One cup of coffee in ten thousand might rouse memories of my maternal grandmother, a flawed woman raised in a society which subjugated her solely due to the slow evolution of flawed societal rule; raised to believe in things which did not exist because those who brought her up were taught the same by those which brought forth them in a broken cycle of a skipping record playing backwards completely deceiving the listener as to the real message.

Yet I saw no flaws in my grandmother as my own children see none in their grandparents. Will my own grandchildren who see only goodness in me be my sole salvation? Will the passing down from generation to generation unconditional love be enough to wipe away the sins of the father?
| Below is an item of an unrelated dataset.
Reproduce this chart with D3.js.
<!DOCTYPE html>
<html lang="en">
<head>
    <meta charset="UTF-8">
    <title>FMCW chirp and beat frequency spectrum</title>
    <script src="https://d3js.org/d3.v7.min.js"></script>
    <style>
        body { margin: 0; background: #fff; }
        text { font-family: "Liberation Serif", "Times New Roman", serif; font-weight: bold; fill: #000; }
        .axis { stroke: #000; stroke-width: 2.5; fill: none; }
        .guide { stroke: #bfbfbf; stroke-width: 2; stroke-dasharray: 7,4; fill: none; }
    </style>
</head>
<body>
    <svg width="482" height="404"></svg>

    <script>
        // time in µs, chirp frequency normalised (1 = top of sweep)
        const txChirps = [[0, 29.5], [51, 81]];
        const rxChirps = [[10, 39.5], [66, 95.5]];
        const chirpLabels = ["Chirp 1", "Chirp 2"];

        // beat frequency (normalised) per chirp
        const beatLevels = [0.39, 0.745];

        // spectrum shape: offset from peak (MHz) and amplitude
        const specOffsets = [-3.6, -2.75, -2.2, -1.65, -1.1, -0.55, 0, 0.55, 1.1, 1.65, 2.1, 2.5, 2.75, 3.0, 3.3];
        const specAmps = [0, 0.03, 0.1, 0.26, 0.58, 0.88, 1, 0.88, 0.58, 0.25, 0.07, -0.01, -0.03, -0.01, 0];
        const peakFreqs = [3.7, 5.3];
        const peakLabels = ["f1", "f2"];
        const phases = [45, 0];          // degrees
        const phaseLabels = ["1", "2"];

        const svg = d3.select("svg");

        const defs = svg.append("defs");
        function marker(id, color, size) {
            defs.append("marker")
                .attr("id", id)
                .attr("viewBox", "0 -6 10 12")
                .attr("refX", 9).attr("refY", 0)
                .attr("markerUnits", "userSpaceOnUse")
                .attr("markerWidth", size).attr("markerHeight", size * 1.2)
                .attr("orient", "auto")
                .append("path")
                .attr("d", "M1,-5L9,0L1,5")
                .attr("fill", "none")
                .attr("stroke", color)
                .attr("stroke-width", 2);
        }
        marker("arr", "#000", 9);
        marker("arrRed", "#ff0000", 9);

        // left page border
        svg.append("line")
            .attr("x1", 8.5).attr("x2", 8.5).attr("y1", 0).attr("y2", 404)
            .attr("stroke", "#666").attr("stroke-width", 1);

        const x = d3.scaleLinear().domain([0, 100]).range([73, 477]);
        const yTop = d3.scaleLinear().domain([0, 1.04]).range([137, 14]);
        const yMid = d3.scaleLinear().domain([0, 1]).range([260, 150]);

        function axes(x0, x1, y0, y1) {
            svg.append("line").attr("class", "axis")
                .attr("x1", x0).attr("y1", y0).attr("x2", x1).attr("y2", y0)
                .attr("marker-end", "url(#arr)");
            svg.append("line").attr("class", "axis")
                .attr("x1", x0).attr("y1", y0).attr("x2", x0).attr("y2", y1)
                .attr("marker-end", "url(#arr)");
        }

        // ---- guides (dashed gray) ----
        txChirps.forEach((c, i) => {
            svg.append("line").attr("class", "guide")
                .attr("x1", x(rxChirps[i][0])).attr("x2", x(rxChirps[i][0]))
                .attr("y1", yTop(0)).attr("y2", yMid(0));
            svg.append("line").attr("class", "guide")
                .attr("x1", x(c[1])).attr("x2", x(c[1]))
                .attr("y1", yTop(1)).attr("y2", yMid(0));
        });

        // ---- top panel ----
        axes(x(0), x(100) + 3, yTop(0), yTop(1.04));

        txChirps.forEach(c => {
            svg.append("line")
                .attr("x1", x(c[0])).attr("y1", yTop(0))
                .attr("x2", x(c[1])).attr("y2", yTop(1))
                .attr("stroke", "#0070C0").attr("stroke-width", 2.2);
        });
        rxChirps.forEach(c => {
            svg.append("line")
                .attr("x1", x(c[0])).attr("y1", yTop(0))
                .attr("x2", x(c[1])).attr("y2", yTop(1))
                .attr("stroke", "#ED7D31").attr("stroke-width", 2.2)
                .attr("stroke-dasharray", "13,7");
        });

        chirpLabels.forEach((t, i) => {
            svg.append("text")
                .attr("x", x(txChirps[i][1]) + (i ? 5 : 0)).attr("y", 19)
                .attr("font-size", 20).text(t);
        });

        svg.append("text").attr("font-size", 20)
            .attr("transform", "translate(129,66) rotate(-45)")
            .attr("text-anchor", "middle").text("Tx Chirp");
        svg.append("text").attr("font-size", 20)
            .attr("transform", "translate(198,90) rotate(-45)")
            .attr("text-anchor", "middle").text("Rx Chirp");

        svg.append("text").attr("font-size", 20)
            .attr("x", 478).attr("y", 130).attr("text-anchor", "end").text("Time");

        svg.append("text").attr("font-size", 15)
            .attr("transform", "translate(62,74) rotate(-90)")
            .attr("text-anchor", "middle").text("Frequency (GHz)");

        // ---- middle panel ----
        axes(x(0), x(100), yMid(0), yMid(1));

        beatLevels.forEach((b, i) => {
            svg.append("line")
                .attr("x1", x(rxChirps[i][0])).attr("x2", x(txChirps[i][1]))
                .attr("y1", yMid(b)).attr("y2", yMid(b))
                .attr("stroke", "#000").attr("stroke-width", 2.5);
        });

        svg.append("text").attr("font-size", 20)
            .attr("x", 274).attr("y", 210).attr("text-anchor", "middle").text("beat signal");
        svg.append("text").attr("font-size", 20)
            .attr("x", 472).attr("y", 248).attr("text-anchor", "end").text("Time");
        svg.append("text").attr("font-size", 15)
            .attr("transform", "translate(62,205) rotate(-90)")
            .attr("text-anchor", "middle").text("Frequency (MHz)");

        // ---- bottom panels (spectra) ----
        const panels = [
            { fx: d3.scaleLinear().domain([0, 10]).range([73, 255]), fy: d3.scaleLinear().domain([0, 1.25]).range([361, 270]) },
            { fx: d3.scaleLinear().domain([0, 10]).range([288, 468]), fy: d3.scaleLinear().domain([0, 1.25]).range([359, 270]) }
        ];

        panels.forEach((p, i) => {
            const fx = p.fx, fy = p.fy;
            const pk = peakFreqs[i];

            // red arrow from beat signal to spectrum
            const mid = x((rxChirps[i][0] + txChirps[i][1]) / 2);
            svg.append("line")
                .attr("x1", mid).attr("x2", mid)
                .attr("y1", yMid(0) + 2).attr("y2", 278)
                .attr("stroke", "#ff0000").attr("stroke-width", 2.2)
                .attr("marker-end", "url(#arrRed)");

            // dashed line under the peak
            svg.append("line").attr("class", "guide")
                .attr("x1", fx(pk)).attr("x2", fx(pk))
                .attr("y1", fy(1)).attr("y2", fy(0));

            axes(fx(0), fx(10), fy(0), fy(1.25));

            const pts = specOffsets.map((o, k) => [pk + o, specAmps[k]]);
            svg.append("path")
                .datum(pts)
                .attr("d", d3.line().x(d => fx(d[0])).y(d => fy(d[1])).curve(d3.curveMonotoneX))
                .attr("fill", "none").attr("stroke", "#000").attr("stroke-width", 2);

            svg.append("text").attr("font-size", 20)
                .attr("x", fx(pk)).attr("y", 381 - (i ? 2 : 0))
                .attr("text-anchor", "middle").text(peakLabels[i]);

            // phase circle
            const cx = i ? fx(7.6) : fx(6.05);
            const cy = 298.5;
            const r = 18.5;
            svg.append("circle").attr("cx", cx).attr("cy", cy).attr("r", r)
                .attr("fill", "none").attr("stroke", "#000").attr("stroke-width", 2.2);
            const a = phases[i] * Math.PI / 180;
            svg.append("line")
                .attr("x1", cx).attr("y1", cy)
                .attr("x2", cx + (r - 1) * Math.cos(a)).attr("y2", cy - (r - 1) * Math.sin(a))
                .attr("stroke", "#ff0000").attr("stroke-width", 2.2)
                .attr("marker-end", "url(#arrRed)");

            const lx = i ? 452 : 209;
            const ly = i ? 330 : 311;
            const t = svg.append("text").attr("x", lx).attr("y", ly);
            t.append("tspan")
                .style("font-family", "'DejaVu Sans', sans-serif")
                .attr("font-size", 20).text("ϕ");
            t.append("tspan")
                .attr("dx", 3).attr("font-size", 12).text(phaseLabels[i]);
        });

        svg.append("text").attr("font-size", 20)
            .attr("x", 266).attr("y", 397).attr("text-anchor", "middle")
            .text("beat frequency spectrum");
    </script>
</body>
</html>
pcofwildthings at 2013-12-04 14:35 (UTC) (Link)
I think there is a term for that: Imposter syndrome. Common among highly accomplished people. Not a big deal, really. As far as flaws, I think the greatest thing is that we all have the ability to love and cherish one another, warts and all.
ehowton at 2013-12-04 21:53 (UTC) (Link)
Fascinating! Thank you - I feel better already :D No, seriously - that knowledge alone helps alleviate my irrational fear.
snapper521 at 2013-12-05 02:53 (UTC) (Link)
A deep post...
michelle1963 at 2013-12-05 14:41 (UTC) (Link)
I have been mulling this post for the past 24 hours. I find the feeling you describe fascinating. Why? I have always felt like far too much of an outsider to have ever reached the point where I might feel like an imposter. One would need to be "in with the in-crowd" first before moving up to imposter status.

In regard to children, there is no perfect parent. Our parents weren't perfect, nor are you. Our parents had anxieties, internal conflicts, questioned themselves, and generally had their own shit to deal with besides being a parent. Personal growth doesn't stop - which often includes not insignificant trauma - just because you are now a parent. But like your parents, your grandparents, and their parents before, you will do the best you can and love your kids. It's really all that can be asked of any parent.
ehowton at 2013-12-05 15:22 (UTC) (Link)
One would need to be "in with the in-crowd" first before moving up to imposter status.

Or perhaps part of an eclectic team of outcast geniuses, each with their own skillset and idiosyncrasies? Imposter status studies have no noubt been done with the in-crowd, but surely that irrational fear could be applied more liberally to include less common yet wholly accurate micro scenarios?